Saturday, October 18, 2008

ACORN is Not a Bad Seed

In the Orwellian world of the Republican campaign machine, ACORN is a bad seed. Just as black is not white and up is not down, the Association of Community Organizers for Reform Now, a.k.a. ACORN, is not a bad seed.

Today FactCheck.org issued a very even-handed assessment, as usual, of the McCain campaign's claims regarding ACORN.

In sum, ACORN does the good work of helping folks register to vote. Some of its employees faked voter registration forms to get paid for work they didn’t do, NOT to cast fraudulent votes.

Making unfounded accusations of voter fraud intimidates the very real voters ACORN reached. Additionally, these false claims are part of the Republican machine's move for more hoops for voters and local election officials to jump through, which waste time and resources and erect barriers to free and fair elections. Arguably, the Republican machine's intentional dissemination of this false information in order to disenfranchise potential voters is a more clear cut case of voter fraud than anything done by any ACORN employee.

The Republican party has made a concerted effort to paint anyone helping people register to vote as perpetrators of voting fraud. This is patently false. The prosecutors who have attempted to follow up on these outrageous claims have universally found them to be false. For example, Dan Satterberg, the Republican prosecuting attorney in King County, Washington, where the largest ACORN case to date was prosecuted, said

[A] joint federal and state investigation has determined that this scheme was not intended to permit illegal voting.
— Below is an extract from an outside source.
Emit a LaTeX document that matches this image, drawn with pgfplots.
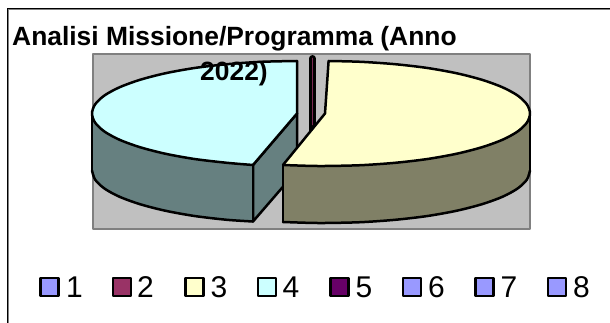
\documentclass[border=0pt]{standalone}
\usepackage{pgfplots}
\pgfplotsset{compat=1.18}
\usepackage{fontspec}
\setmainfont{Liberation Sans}
\definecolor{plotbg}{HTML}{C0C0C0}
\definecolor{plotedge}{HTML}{808080}
\definecolor{cyantop}{HTML}{CCFFFF}
\definecolor{cyanside}{HTML}{668080}
\definecolor{yellowtop}{HTML}{FFFFCC}
\definecolor{yellowside}{HTML}{808066}
\definecolor{lilla}{HTML}{9999FF}
\definecolor{maroon}{HTML}{993366}
\definecolor{violet}{HTML}{660066}
\begin{document}
\begin{tikzpicture}[x=1pt,y=1pt]
\begin{axis}[
    scale only axis,
    width=610pt, height=323pt,
    xmin=0, xmax=610,
    ymin=0, ymax=323,
    y dir=reverse,
    hide axis,
    every axis plot/.append style={line join=round, line cap=round},
]
% page and frame
\addplot[fill=white, draw=none] coordinates {(0,0)(610,0)(610,323)(0,323)} --cycle;
\addplot[draw=plotedge, line width=1pt] coordinates {(8.5,323)(8.5,9.5)(610,9.5)};
\addplot[draw=black, line width=1pt] coordinates {(7.5,323)(7.5,8.5)(610,8.5)};
% plot area
\addplot[fill=plotbg, draw=plotedge, line width=2pt] coordinates {(92.5,54.5)(530,54.5)(530,229)(92.5,229)} --cycle;

% slice 4: side faces
\addplot[fill=cyanside, draw=black, line width=2.5pt] coordinates {(253,165)(253,221.5)(297,170.5)(297,113.5)} --cycle;
\addplot[fill=cyanside, draw=none] coordinates {
    (92,113.5)(95.1,122.6)(104.4,131.5)(119.5,139.75)(140,147.2)(165.2,153.7)(194.5,159)(226.9,162.8)(253,165)
    (253,221.5)(226.9,219.8)(194.5,216)(165.2,210.7)(140,204.2)(119.5,196.75)(104.4,188.5)(95.1,179.6)(92,170.5)} --cycle;
\addplot[draw=black, line width=2.5pt, smooth] coordinates {
    (92,170.5)(95.1,179.6)(104.4,188.5)(119.5,196.75)(140,204.2)(165.2,210.7)(194.5,216)(226.9,219.8)(253,221.5)};
\addplot[draw=black, line width=2.5pt] coordinates {(92,113.5)(92,170.5)};
\addplot[draw=black, line width=2.5pt] coordinates {(253,165)(253,221.5)};
% slice 4: top
\addplot[fill=cyantop, draw=none] coordinates {
    (297,61)(261.4,61.8)(226.9,64.2)(194.5,68)(165.2,73.3)(140,79.8)(119.5,87.3)(104.4,95.5)(95.1,104.4)(92,113.5)
    (95.1,122.6)(104.4,131.5)(119.5,139.75)(140,147.2)(165.2,153.7)(194.5,159)(226.9,162.8)(253,165)(297,113.5)} --cycle;
\addplot[draw=black, line width=2.5pt, smooth] coordinates {
    (297,61)(261.4,61.8)(226.9,64.2)(194.5,68)(165.2,73.3)(140,79.8)(119.5,87.3)(104.4,95.5)(95.1,104.4)(92,113.5)
    (95.1,122.6)(104.4,131.5)(119.5,139.75)(140,147.2)(165.2,153.7)(194.5,159)(226.9,162.8)(253,165)};
\addplot[draw=black, line width=2.5pt] coordinates {(253,165)(297,113.5)(297,61)};

% slices 2 and 5: almost nothing
\addplot[draw=black, line width=7pt] coordinates {(312.4,58.5)(312.4,135)};
\addplot[draw=maroon!80!black, line width=0.5pt] coordinates {(312.6,58)(312.6,125)};

% slice 3: side
\addplot[fill=yellowside, draw=none] coordinates {
    (530,113.5)(526.9,122.6)(517.6,131.5)(502.5,139.75)(482,147.2)(456.8,153.7)(427.5,159)(395.1,162.8)(360.6,165.2)(325,166)(283,165)
    (283,222)(325,223)(360.6,222.2)(395.1,219.8)(427.5,216)(456.8,210.7)(482,204.2)(502.5,196.75)(517.6,188.5)(526.9,179.6)(530,170.5)} --cycle;
\addplot[draw=black, line width=2.5pt, smooth] coordinates {
    (283,222)(307.1,222.8)(325,223)(360.6,222.2)(395.1,219.8)(427.5,216)(456.8,210.7)(482,204.2)(502.5,196.75)(517.6,188.5)(526.9,179.6)(530,170.5)};
\addplot[draw=black, line width=2.5pt] coordinates {(530,113.5)(530,170.5)};
\addplot[draw=black, line width=2.5pt] coordinates {(283,165)(283,222)};
% slice 3: top
\addplot[fill=yellowtop, draw=none] coordinates {
    (328.6,61)(360.6,61.8)(395.1,64.2)(427.5,68)(456.8,73.3)(482,79.8)(502.5,87.3)(517.6,95.5)(526.9,104.4)(530,113.5)
    (526.9,122.6)(517.6,131.5)(502.5,139.75)(482,147.2)(456.8,153.7)(427.5,159)(395.1,162.8)(360.6,165.2)(325,166)(307.1,165.8)(283,165)(325,113.5)} --cycle;
\addplot[draw=black, line width=2.5pt, smooth] coordinates {
    (328.6,61)(360.6,61.8)(395.1,64.2)(427.5,68)(456.8,73.3)(482,79.8)(502.5,87.3)(517.6,95.5)(526.9,104.4)(530,113.5)
    (526.9,122.6)(517.6,131.5)(502.5,139.75)(482,147.2)(456.8,153.7)(427.5,159)(395.1,162.8)(360.6,165.2)(325,166)(307.1,165.8)(283,165)};
\addplot[draw=black, line width=2.5pt] coordinates {(283,165)(325,113.5)(328.6,61)};

% legend keys
\addplot[only marks, mark=square*, mark size=9pt, mark options={fill=lilla, draw=black, line width=2.5pt}] coordinates {(49.5,287)(412,287)(484.5,287)(557,287)};
\addplot[only marks, mark=square*, mark size=9pt, mark options={fill=maroon, draw=black, line width=2.5pt}] coordinates {(122,287)};
\addplot[only marks, mark=square*, mark size=9pt, mark options={fill=yellowtop, draw=black, line width=2.5pt}] coordinates {(194.5,287)};
\addplot[only marks, mark=square*, mark size=9pt, mark options={fill=cyantop, draw=black, line width=2.5pt}] coordinates {(267,287)};
\addplot[only marks, mark=square*, mark size=9pt, mark options={fill=violet, draw=black, line width=2.5pt}] coordinates {(339.5,287)};

% title
\node[anchor=base west, inner sep=0pt, font=\fontsize{26.4}{26.4}\selectfont\bfseries] at (axis cs:12,46) {Analisi Missione/Programma (Anno};
\node[anchor=base, inner sep=0pt, font=\fontsize{26.4}{26.4}\selectfont\bfseries] at (axis cs:234,81) {2022)};
% legend labels
\foreach \xx/\lab in {66/1,137/2,210.4/3,282.5/4,355.5/5,428/6,500.5/7,573/8}{
    \edef\tmp{\noexpand\node[anchor=base west, inner sep=0pt, font=\noexpand\fontsize{30}{30}\noexpand\selectfont] at (axis cs:\xx,297) {\lab};}
    \tmp
}
\end{axis}
\end{tikzpicture}
\end{document}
Instead, the defendants [people ACORN paid by the hour to canvas] cheated their employer, the Association of Community Organizations for Reform Now (or ACORN), to get paid for work they did not actually perform. ACORN's lax oversight of their own voter registration drive permitted this to happen. ... It was hardly a sophisticated plan: The defendants simply realized that making up names was easier than actually canvassing the streets looking for unregistered voters. ...

[It] appears that the employees of ACORN were not performing the work that they were being paid for, and to some extent, ACORN is a victim of employee theft.

Democracy Now had an excellent interview with Bertha Lewis, the Chief Organizer for Association of Community Organizations for Reform Now, ACORN, and Cleta Mitchell, an attorney specializing in election law for Republican clients (and Samantha Bee interviewed her on The Daily Show in the 2004 election cycle about how to start her own 527 group and what content her 527's attack ads could get away with - it's all on DVD The Daily Show: Indecision 2004: Disc 3).

For other examples of systematic insidious voter deception, check out this article in the Miami Herald.

Full Disclosure: during the 2004 election I volunteered for Election Protection, a subsidiary (?) of People for the American Way, to monitor polls in Atlanta, Georgia. I have NO idea if Election Protection or PfAW have any connections to ACORN. But I do believe everyone who is eligible to vote should be registered and should vote without duress. If that makes me guilty of voter fraud in the eyes of Republicans, then so be it.